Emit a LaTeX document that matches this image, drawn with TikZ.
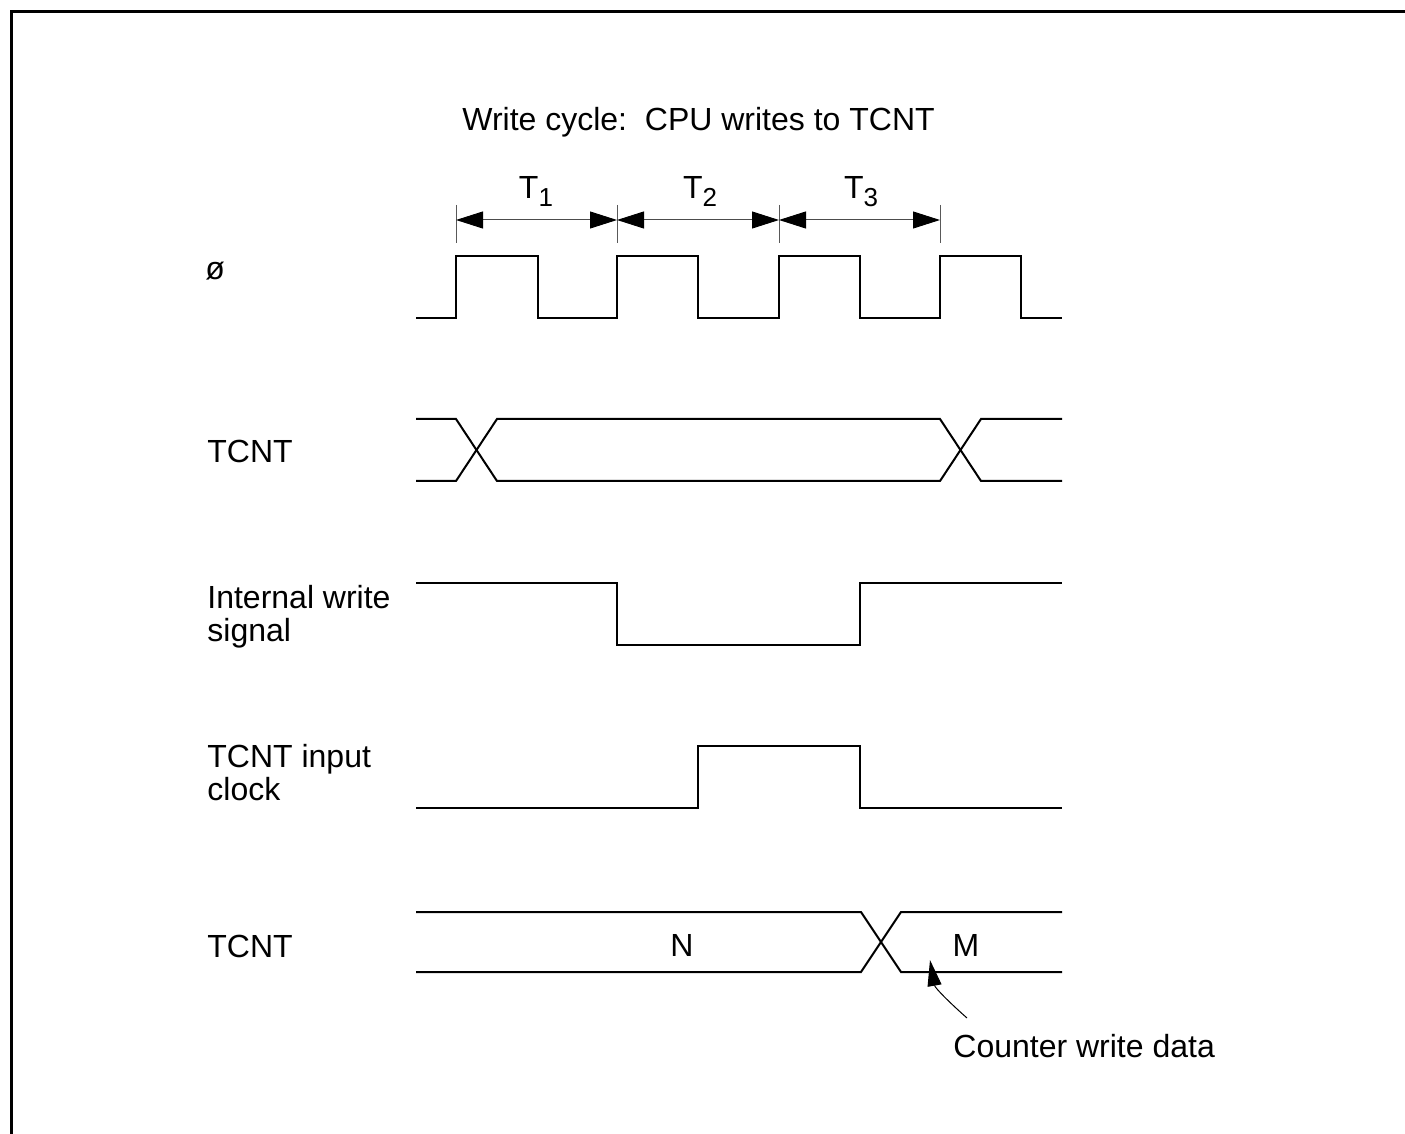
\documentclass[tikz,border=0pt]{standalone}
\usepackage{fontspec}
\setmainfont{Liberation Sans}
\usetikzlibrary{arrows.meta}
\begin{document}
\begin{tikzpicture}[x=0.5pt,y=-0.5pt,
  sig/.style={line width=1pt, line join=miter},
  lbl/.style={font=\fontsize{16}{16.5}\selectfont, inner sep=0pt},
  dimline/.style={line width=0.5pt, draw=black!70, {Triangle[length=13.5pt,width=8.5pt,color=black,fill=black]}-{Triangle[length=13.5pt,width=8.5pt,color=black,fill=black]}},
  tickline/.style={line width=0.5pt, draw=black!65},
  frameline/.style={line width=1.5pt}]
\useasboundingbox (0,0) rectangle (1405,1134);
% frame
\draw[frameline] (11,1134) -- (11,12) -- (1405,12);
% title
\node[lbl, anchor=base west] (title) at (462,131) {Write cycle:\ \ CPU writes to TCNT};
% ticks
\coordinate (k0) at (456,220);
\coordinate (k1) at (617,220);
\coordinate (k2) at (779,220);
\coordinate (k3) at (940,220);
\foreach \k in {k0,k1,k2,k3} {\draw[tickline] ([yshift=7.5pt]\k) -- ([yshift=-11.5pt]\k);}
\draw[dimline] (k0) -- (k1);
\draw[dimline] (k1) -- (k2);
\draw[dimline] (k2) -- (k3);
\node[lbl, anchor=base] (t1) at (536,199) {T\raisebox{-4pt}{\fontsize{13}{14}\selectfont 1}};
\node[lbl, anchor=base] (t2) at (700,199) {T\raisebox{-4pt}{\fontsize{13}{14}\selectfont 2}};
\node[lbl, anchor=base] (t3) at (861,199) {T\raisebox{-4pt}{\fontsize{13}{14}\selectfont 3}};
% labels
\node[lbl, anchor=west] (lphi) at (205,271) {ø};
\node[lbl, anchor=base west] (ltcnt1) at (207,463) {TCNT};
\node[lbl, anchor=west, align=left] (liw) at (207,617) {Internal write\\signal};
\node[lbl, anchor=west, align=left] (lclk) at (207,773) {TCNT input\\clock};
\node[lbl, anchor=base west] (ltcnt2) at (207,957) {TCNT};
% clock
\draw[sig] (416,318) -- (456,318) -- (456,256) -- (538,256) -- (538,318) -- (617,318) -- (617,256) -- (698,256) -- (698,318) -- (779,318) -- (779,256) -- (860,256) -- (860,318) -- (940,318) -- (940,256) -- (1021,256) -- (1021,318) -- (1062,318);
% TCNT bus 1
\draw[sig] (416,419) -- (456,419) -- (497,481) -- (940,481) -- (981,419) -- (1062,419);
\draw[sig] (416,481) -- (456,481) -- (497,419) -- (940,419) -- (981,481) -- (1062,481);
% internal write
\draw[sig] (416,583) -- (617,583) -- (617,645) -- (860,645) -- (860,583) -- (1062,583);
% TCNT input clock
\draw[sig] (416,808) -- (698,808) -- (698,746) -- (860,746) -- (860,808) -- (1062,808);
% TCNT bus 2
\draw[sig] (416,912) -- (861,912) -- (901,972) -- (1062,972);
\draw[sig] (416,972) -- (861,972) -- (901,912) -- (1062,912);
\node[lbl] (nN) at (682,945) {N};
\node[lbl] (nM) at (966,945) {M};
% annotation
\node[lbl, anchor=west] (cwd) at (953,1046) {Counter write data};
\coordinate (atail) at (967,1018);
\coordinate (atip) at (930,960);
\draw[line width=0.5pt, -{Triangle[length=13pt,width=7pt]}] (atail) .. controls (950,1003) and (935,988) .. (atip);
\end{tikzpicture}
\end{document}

▸ TASK INSTRUCTIONS
Set every line down exactly as written, leaving each picture out.

▸ RESPONSE TO THE TASK
Emit a LaTeX document that matches this image, drawn with TikZ.
\documentclass[tikz,border=0pt]{standalone}
\usepackage{fontspec}
\setmainfont{Liberation Sans}
\usetikzlibrary{arrows.meta}
\begin{document}
\begin{tikzpicture}[x=0.5pt,y=-0.5pt,
  sig/.style={line width=1pt, line join=miter},
  lbl/.style={font=\fontsize{16}{16.5}\selectfont, inner sep=0pt},
  dimline/.style={line width=0.5pt, draw=black!70, {Triangle[length=13.5pt,width=8.5pt,color=black,fill=black]}-{Triangle[length=13.5pt,width=8.5pt,color=black,fill=black]}},
  tickline/.style={line width=0.5pt, draw=black!65},
  frameline/.style={line width=1.5pt}]
\useasboundingbox (0,0) rectangle (1405,1134);
% frame
\draw[frameline] (11,1134) -- (11,12) -- (1405,12);
% title
\node[lbl, anchor=base west] (title) at (462,131) {Write cycle:\ \ CPU writes to TCNT};
% ticks
\coordinate (k0) at (456,220);
\coordinate (k1) at (617,220);
\coordinate (k2) at (779,220);
\coordinate (k3) at (940,220);
\foreach \k in {k0,k1,k2,k3} {\draw[tickline] ([yshift=7.5pt]\k) -- ([yshift=-11.5pt]\k);}
\draw[dimline] (k0) -- (k1);
\draw[dimline] (k1) -- (k2);
\draw[dimline] (k2) -- (k3);
\node[lbl, anchor=base] (t1) at (536,199) {T\raisebox{-4pt}{\fontsize{13}{14}\selectfont 1}};
\node[lbl, anchor=base] (t2) at (700,199) {T\raisebox{-4pt}{\fontsize{13}{14}\selectfont 2}};
\node[lbl, anchor=base] (t3) at (861,199) {T\raisebox{-4pt}{\fontsize{13}{14}\selectfont 3}};
% labels
\node[lbl, anchor=west] (lphi) at (205,271) {ø};
\node[lbl, anchor=base west] (ltcnt1) at (207,463) {TCNT};
\node[lbl, anchor=west, align=left] (liw) at (207,617) {Internal write\\signal};
\node[lbl, anchor=west, align=left] (lclk) at (207,773) {TCNT input\\clock};
\node[lbl, anchor=base west] (ltcnt2) at (207,957) {TCNT};
% clock
\draw[sig] (416,318) -- (456,318) -- (456,256) -- (538,256) -- (538,318) -- (617,318) -- (617,256) -- (698,256) -- (698,318) -- (779,318) -- (779,256) -- (860,256) -- (860,318) -- (940,318) -- (940,256) -- (1021,256) -- (1021,318) -- (1062,318);
% TCNT bus 1
\draw[sig] (416,419) -- (456,419) -- (497,481) -- (940,481) -- (981,419) -- (1062,419);
\draw[sig] (416,481) -- (456,481) -- (497,419) -- (940,419) -- (981,481) -- (1062,481);
% internal write
\draw[sig] (416,583) -- (617,583) -- (617,645) -- (860,645) -- (860,583) -- (1062,583);
% TCNT input clock
\draw[sig] (416,808) -- (698,808) -- (698,746) -- (860,746) -- (860,808) -- (1062,808);
% TCNT bus 2
\draw[sig] (416,912) -- (861,912) -- (901,972) -- (1062,972);
\draw[sig] (416,972) -- (861,972) -- (901,912) -- (1062,912);
\node[lbl] (nN) at (682,945) {N};
\node[lbl] (nM) at (966,945) {M};
% annotation
\node[lbl, anchor=west] (cwd) at (953,1046) {Counter write data};
\coordinate (atail) at (967,1018);
\coordinate (atip) at (930,960);
\draw[line width=0.5pt, -{Triangle[length=13pt,width=7pt]}] (atail) .. controls (950,1003) and (935,988) .. (atip);
\end{tikzpicture}
\end{document}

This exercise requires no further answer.